Mateer’s comments, though, reveal an uncomfortable truth about US law: Texas and most other states don’t ban discrimination based on sexual orientation or gender identity in the workplace, housing, or public accommodations (hotels, restaurants, and other places that serve the public).
But the courts are now hearing challenges as to whether anti-LGBTQ discrimination is, in fact, already illegal under federal law — which is one reason why Mateer’s views here could play a role in his nomination.
Most states don’t explicitly ban anti-LGBTQ discrimination
Under federal and most states’ laws, LGBTQ people aren’t explicitly protected from discrimination in the workplace, housing, or public accommodations. This means that someone can be fired from a job, evicted from a home, or kicked out of a business just because an employer, landlord, or business owner doesn’t approve of the person’s sexual orientation or gender identity.
But federal and state laws do ban discrimination based on race, religion, nationality, and sex in the workplace and other settings. This is what the Civil Rights Act and other federal and state civil rights laws that followed were about.
Civil rights advocates claim, however, that federal law should already shield LGBTQ people from discrimination, because, they say, bans on sex discrimination also ban discrimination based on sexual orientation and gender identity.
According to advocates, discrimination against people based on their sexual orientation or gender identity is fundamentally rooted in prohibited sex-based expectations. For example, if someone discriminates against a gay man, that’s largely based on the expectation that a man should only love or have sex with a woman — a belief built on the idea of what a person of a certain sex should be like. Similarly, if someone discriminates against a trans woman, that’s largely based on the expectation that a person designated male at birth should identify as a man — again, a belief built on the idea of what a person of a certain sex assigned at birth should be like.

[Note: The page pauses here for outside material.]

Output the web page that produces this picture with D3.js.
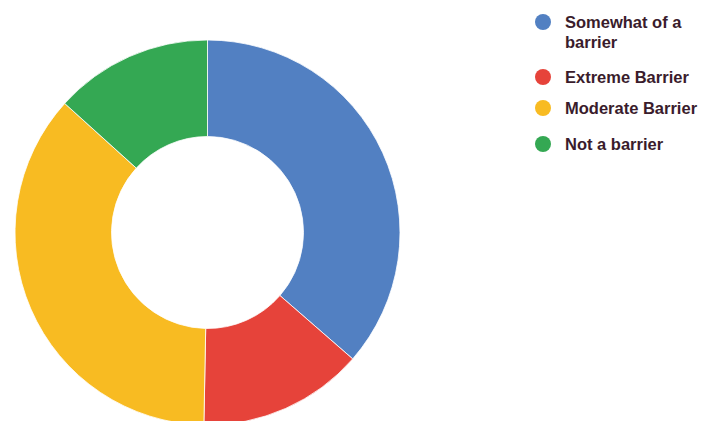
<!DOCTYPE html>
<html>
<head>
<meta charset="utf-8">
<script src="https://cdn.jsdelivr.net/npm/d3@7"></script>
<style>
  html, body { margin: 0; padding: 0; background: #ffffff; overflow: hidden; }
  svg { display: block; }
</style>
</head>
<body>
<svg id="chart" width="704" height="421"></svg>
<script>
const categories = ["Somewhat of a barrier", "Extreme Barrier", "Moderate Barrier", "Not a barrier"];
const values = [36.4, 13.9, 36.4, 13.3];
const colors = ["#5280c2", "#e6433a", "#f8bb22", "#34a853"];

const svg = d3.select("#chart");
const cx = 207.5, cy = 232.5, outerR = 192.5, innerR = 96;

const pie = d3.pie().sort(null).value(d => d.value);
const arc = d3.arc().innerRadius(innerR).outerRadius(outerR);
const data = categories.map((c, i) => ({ name: c, value: values[i], color: colors[i] }));

const g = svg.append("g").attr("transform", `translate(${cx},${cy})`);
g.selectAll("path")
  .data(pie(data))
  .join("path")
  .attr("d", arc)
  .attr("fill", d => d.data.color)
  .attr("stroke", "#ffffff")
  .attr("stroke-width", 0.8);

// Legend
const legendX = 543, textX = 565;
const legendRows = [22, 77, 108, 144];
const lineH = 20;
const maxW = 150;

const legend = svg.append("g");
data.forEach((d, i) => {
  const y = legendRows[i];
  legend.append("circle")
    .attr("cx", legendX).attr("cy", y).attr("r", 8)
    .attr("fill", d.color);
  const t = legend.append("text")
    .attr("x", textX).attr("y", y + 6)
    .attr("font-family", "Liberation Sans, Arial, sans-serif")
    .attr("font-weight", "bold")
    .attr("font-size", 16.5)
    .attr("fill", "#3a1c2c");
  const words = d.name.split(" ");
  let line = [];
  let tspan = t.append("tspan").attr("x", textX).attr("dy", 0);
  words.forEach(w => {
    line.push(w);
    tspan.text(line.join(" "));
    if (tspan.node().getComputedTextLength() > maxW && line.length > 1) {
      line.pop();
      tspan.text(line.join(" "));
      line = [w];
      tspan = t.append("tspan").attr("x", textX).attr("dy", lineH).text(w);
    }
  });
});
</script>
</body>
</html>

On the other side, opponents argue that LGBTQ nondiscrimination protections aren’t included in existing federal civil rights laws, because the authors of federal civil rights laws never believed or intended that bans on sex discrimination also ban discrimination based on sexual orientation and gender identity.

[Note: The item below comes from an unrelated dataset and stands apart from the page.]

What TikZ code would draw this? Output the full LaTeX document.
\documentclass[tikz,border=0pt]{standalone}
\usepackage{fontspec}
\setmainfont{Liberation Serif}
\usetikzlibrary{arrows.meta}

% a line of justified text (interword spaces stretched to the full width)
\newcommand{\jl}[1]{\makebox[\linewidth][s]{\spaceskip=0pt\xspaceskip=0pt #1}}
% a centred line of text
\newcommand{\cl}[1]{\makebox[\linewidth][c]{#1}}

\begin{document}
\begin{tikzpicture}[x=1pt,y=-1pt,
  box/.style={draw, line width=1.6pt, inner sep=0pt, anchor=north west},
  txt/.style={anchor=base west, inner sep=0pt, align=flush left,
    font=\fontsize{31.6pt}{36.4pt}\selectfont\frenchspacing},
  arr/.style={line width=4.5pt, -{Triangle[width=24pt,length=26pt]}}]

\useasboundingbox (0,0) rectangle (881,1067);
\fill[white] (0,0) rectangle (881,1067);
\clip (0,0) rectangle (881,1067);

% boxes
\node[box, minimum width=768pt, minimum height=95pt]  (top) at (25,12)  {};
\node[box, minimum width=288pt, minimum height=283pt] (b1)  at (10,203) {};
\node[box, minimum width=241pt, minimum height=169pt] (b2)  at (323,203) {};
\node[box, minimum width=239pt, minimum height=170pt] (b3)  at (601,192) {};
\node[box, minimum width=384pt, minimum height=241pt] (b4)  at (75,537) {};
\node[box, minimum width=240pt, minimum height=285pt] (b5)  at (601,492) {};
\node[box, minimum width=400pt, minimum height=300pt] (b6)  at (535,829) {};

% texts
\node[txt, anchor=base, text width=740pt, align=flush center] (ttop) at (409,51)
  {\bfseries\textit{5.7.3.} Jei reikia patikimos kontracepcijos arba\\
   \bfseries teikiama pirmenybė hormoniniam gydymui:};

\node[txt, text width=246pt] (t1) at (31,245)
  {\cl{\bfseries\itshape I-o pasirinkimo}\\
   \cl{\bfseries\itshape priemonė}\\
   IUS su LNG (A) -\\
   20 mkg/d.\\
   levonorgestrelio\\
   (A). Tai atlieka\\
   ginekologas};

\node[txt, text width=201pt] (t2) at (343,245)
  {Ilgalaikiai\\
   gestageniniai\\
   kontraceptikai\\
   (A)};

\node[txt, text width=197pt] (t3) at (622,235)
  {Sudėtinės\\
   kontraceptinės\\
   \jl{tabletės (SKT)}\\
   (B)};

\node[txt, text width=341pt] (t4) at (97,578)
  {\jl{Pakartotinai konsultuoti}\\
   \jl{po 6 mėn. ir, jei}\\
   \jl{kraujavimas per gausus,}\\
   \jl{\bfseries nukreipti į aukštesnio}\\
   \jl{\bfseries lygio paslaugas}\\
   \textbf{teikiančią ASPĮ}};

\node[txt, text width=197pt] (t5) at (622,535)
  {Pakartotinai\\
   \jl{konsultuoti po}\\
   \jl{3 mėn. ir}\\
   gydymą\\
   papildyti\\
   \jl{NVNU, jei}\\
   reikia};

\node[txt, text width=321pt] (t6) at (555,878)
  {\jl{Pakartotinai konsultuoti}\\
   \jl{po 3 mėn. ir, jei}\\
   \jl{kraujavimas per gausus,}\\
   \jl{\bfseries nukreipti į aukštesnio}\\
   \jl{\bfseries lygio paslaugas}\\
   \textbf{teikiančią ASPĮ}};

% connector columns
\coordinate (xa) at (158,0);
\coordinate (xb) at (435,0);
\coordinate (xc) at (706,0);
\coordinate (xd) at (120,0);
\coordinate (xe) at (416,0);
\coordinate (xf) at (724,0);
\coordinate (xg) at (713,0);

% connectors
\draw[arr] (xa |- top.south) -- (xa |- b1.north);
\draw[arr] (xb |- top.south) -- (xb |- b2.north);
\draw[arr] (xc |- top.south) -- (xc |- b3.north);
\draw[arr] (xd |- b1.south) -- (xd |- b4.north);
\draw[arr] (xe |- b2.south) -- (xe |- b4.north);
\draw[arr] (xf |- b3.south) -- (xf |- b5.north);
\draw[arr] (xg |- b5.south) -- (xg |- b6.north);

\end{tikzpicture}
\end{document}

LGBTQ advocates, citing legal precedent, say that what the original laws’ authors believe or intended is irrelevant. Joshua Block, an attorney with the ACLU LGBT and HIV Project, cited a 1998 Supreme Court case, Oncale v. Sundowner Offshore Services Inc., in which the Court unanimously agreed that bans on sex discrimination prohibit same-sex sexual harassment. Same-sex sexual harassment was not something the authors of federal civil rights laws considered, but it’s something, the Supreme Court said, that a plain reading of the law protects.

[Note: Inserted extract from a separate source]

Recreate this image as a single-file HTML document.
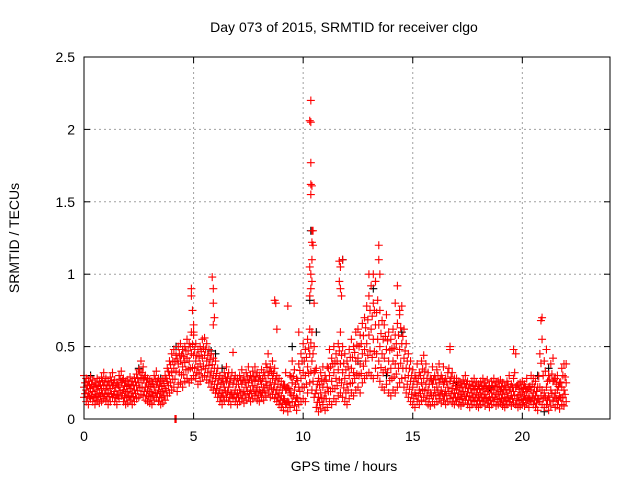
<!DOCTYPE html>
<html><head><meta charset="utf-8"><style>
body{margin:0;background:#fff}
svg{display:block;font-family:"Liberation Sans",sans-serif}
</style></head><body>
<svg id="chart" width="640" height="480" viewBox="0 0 640 480">
<rect width="640" height="480" fill="#fff"/>
<text x="344" y="32" font-size="14" text-anchor="middle">Day 073 of 2015, SRMTID for receiver clgo</text>
<text transform="translate(19,238) rotate(-90)" font-size="14" text-anchor="middle">SRMTID / TECUs</text>
<text x="344" y="471" font-size="14" text-anchor="middle">GPS time / hours</text>
<g id="grid"></g><g id="pts"></g><g id="axes"></g>
</svg>
<script>
const xTicks=[0,5,10,15,20];
const yTicks=[0,0.5,1,1.5,2,2.5];
const yTickLabels=["0","0.5","1","1.5","2","2.5"];
const tStep=0.1;
const lo=[.15,.12,.10,.14,.12,.10,.13,.11,.12,.14,.13,.10,.12,.15,.12,.10,.14,.16,.12,.10,.11,.13,.10,.12,.14,.15,.17,.16,.13,.12,.11,.10,.13,.15,.12,.10,.11,.13,.16,.18,.20,.22,.00,.24,.25,.22,.26,.28,.25,.27,.30,.28,.24,.26,.29,.30,.27,.25,.22,.20,.18,.15,.12,.10,.13,.15,.12,.10,.14,.12,.10,.12,.14,.11,.13,.15,.12,.14,.16,.13,.12,.15,.13,.16,.18,.15,.17,.14,.12,.10,.08,.06,.10,.05,.08,.12,.09,.06,.10,.12,.14,.12,.18,.25,.20,.15,.08,.05,.07,.10,.06,.08,.12,.10,.14,.12,.16,.18,.15,.12,.10,.14,.18,.16,.20,.22,.18,.25,.28,.30,.32,.30,.28,.35,.30,.26,.22,.20,.24,.18,.16,.20,.18,.22,.25,.28,.22,.18,.15,.12,.10,.08,.12,.10,.13,.15,.12,.10,.09,.12,.10,.12,.14,.11,.13,.10,.12,.14,.11,.10,.12,.10,.09,.11,.13,.10,.08,.10,.12,.09,.08,.10,.12,.09,.11,.08,.10,.12,.09,.10,.11,.09,.08,.10,.12,.09,.11,.10,.08,.09,.10,.09,.11,.08,.12,.10,.08,.06,.12,.10,.08,.10,.06,.09,.12,.08,.10,.07,.10,.09,.12];
const mid=[.22,.20,.18,.21,.19,.17,.20,.18,.21,.23,.20,.18,.21,.23,.19,.17,.22,.25,.20,.18,.19,.21,.18,.20,.23,.25,.28,.27,.22,.20,.19,.18,.22,.24,.20,.18,.19,.21,.26,.30,.32,.35,.33,.38,.40,.36,.39,.42,.40,.45,.44,.40,.36,.38,.42,.44,.40,.37,.33,.30,.28,.24,.20,.18,.22,.26,.22,.18,.24,.20,.18,.20,.24,.19,.22,.25,.20,.23,.26,.22,.20,.24,.22,.26,.30,.25,.28,.24,.20,.18,.16,.14,.20,.12,.18,.25,.20,.15,.22,.28,.32,.30,.36,.45,.40,.32,.20,.15,.18,.22,.18,.22,.30,.26,.32,.28,.34,.38,.32,.28,.24,.30,.35,.32,.40,.42,.38,.45,.48,.52,.58,.62,.55,.65,.55,.50,.45,.42,.48,.40,.35,.40,.38,.44,.48,.52,.42,.35,.30,.26,.22,.18,.24,.20,.25,.28,.24,.20,.18,.24,.20,.22,.25,.20,.24,.19,.22,.26,.21,.18,.20,.18,.17,.19,.22,.18,.16,.18,.20,.17,.16,.18,.20,.17,.19,.15,.18,.20,.17,.18,.19,.17,.15,.18,.20,.16,.19,.22,.16,.17,.18,.16,.19,.15,.20,.18,.16,.14,.22,.20,.18,.22,.16,.20,.26,.18,.20,.16,.22,.20,.25];
const hi=[.30,.28,.26,.29,.27,.25,.28,.26,.29,.32,.28,.26,.29,.32,.27,.25,.30,.33,.28,.26,.27,.29,.26,.28,.31,.34,.40,.36,.30,.28,.27,.26,.30,.33,.28,.26,.27,.30,.35,.40,.45,.48,.44,.50,.52,.48,.50,.55,.52,.60,.58,.52,.48,.50,.55,.56,.52,.48,.45,.42,.40,.35,.30,.28,.32,.36,.32,.28,.46,.30,.28,.30,.34,.29,.32,.36,.30,.33,.36,.32,.30,.34,.32,.38,.45,.36,.40,.35,.30,.28,.26,.24,.32,.22,.30,.40,.34,.28,.38,.45,.52,.48,.55,.62,.60,.50,.35,.28,.32,.36,.30,.36,.48,.42,.50,.45,.52,.60,.50,.45,.40,.48,.55,.50,.60,.62,.58,.66,.70,.78,.85,.92,.80,.95,.82,.75,.68,.65,.72,.60,.55,.62,.58,.66,.72,.78,.62,.52,.45,.40,.34,.30,.38,.32,.40,.44,.38,.32,.28,.36,.30,.34,.38,.30,.36,.28,.32,.48,.32,.28,.28,.26,.25,.27,.30,.26,.24,.26,.28,.25,.24,.26,.28,.25,.27,.23,.26,.28,.25,.26,.27,.25,.23,.26,.30,.24,.28,.45,.24,.25,.26,.24,.28,.22,.30,.28,.26,.22,.45,.55,.40,.48,.30,.38,.42,.28,.30,.25,.35,.38,.38];
const spikeT=[4.9,4.9,4.95,5.0,5.0,5.85,5.9,5.9,5.95,5.9,8.7,8.75,8.8,9.3,9.8,10.35,10.3,10.35,10.35,10.35,10.4,10.35,10.4,10.45,10.4,10.45,10.4,10.3,10.35,10.4,10.35,10.3,10.5,11.65,11.7,11.65,11.7,11.75,11.8,13.0,13.2,13.45,13.45,13.5,13.3,14.3,14.2,14.4,20.9,20.85,4.15,4.2,16.7,19.6];
const spikeV=[.9,.85,.75,.65,.6,.98,.9,.8,.7,.65,.82,.8,.62,.78,.6,2.2,2.06,2.05,1.77,1.62,1.61,1.55,1.3,1.3,1.22,1.2,1.1,1.05,1.0,.95,.9,.85,.8,1.09,1.05,.95,.9,.85,1.1,1.0,1.0,1.2,1.1,1.0,.95,.92,.8,.75,.7,.68,0,0,.5,.48];
const blackT=[4.2,4.5,5.8,6.0,6.3,10.35,10.3,10.6,11.8,13.2,14.5,13.8,20.7,21.0,21.2,0.3,2.5,3.5,12.5,9.5,17,18.5];
const blackV=[.5,.48,.47,.45,.35,1.3,.82,.6,1.1,.9,.6,.3,.3,.05,.35,.3,.35,.28,.4,.5,.25,.22];

const X0=84,X1=610,Y0=419,Y1=57;
const xs=t=>X0+t/24*(X1-X0);
const ys=v=>Y0-v/2.5*(Y0-Y1);
const NS="http://www.w3.org/2000/svg";
function mk(tag,attrs,parent){const e=document.createElementNS(NS,tag);for(const k in attrs)e.setAttribute(k,attrs[k]);parent.appendChild(e);return e;}
const grid=document.getElementById('grid'),axes=document.getElementById('axes'),pts=document.getElementById('pts');
xTicks.forEach(t=>{
  const x=xs(t);
  if(t>0){const g=mk('line',{x1:x,x2:x,y1:Y1,y2:Y0,stroke:'#a0a0a0','stroke-dasharray':'2,3'},grid);
  
  }
  mk('line',{x1:x,x2:x,y1:Y0,y2:Y0-6,stroke:'#000'},axes);
  mk('line',{x1:x,x2:x,y1:Y1,y2:Y1+6,stroke:'#000'},axes);
  const l=mk('text',{x:x,y:Y0+22,'font-size':'14','text-anchor':'middle'},axes);l.textContent=t;
  
  
});
yTicks.forEach((v,i)=>{
  const y=ys(v);
  if(v>0&&v<2.5){const g=mk('line',{x1:X0,x2:X1,y1:y,y2:y,stroke:'#a0a0a0','stroke-dasharray':'2,3'},grid);
  
  }
  mk('line',{x1:X0,x2:X0+6,y1:y,y2:y,stroke:'#000'},axes);
  mk('line',{x1:X1,x2:X1-6,y1:y,y2:y,stroke:'#000'},axes);
  const l=mk('text',{x:X0-9,y:y+5,'font-size':'14','text-anchor':'end'},axes);l.textContent=yTickLabels[i];
  
  
});
const frame=mk('rect',{x:X0,y:Y1,width:X1-X0,height:Y0-Y1,fill:'none',stroke:'#000'},axes);


function plus(t,v,c,name){
  const x=xs(t),y=ys(v);
  const p=mk('path',{d:`M${x-4},${y}h8M${x},${y-4}v8`,stroke:c,'stroke-width':'1.1',fill:'none'},pts);
  
  
}
for(let i=0;i<blackT.length;i++)plus(blackT[i],blackV[i],'#000','black-point');
[lo,mid,hi].forEach(arr=>arr.forEach((v,i)=>plus(i*tStep,v,'#f00','red-point')));
for(let i=0;i<lo.length-1;i++){plus(i*tStep+0.05,(lo[i]+mid[i+1])/2,'#f00','red-point');plus(i*tStep+0.05,(mid[i]+hi[i+1])/2,'#f00','red-point');}
for(let i=0;i<spikeT.length;i++)plus(spikeT[i],spikeV[i],'#f00','red-point');
</script>
</body></html>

“Oncale says that’s irrelevant whether [Congress] contemplated it,” Block previously told me. “This is literal sex discrimination. Whether or not that’s what Congress was focused on doesn’t make it any less a type of discrimination covered by the statute.”
One catch: Even if courts conclude that statutory bans on sex discrimination do prohibit discrimination based on sexual orientation and gender identity, under federal law that would only create explicit protections in the workplace, housing, and schools — but not public accommodations. That’s because federal civil rights laws don’t ban sex discrimination in public accommodations, leaving a hole in nondiscrimination laws at the federal level for LGBTQ rights.
As legal challenges continue, courts will decide which interpretation of federal civil rights law is right. So that a judicial nominee like Mateer seems so comfortable with anti-LGBTQ discrimination is very alarming to civil rights advocates.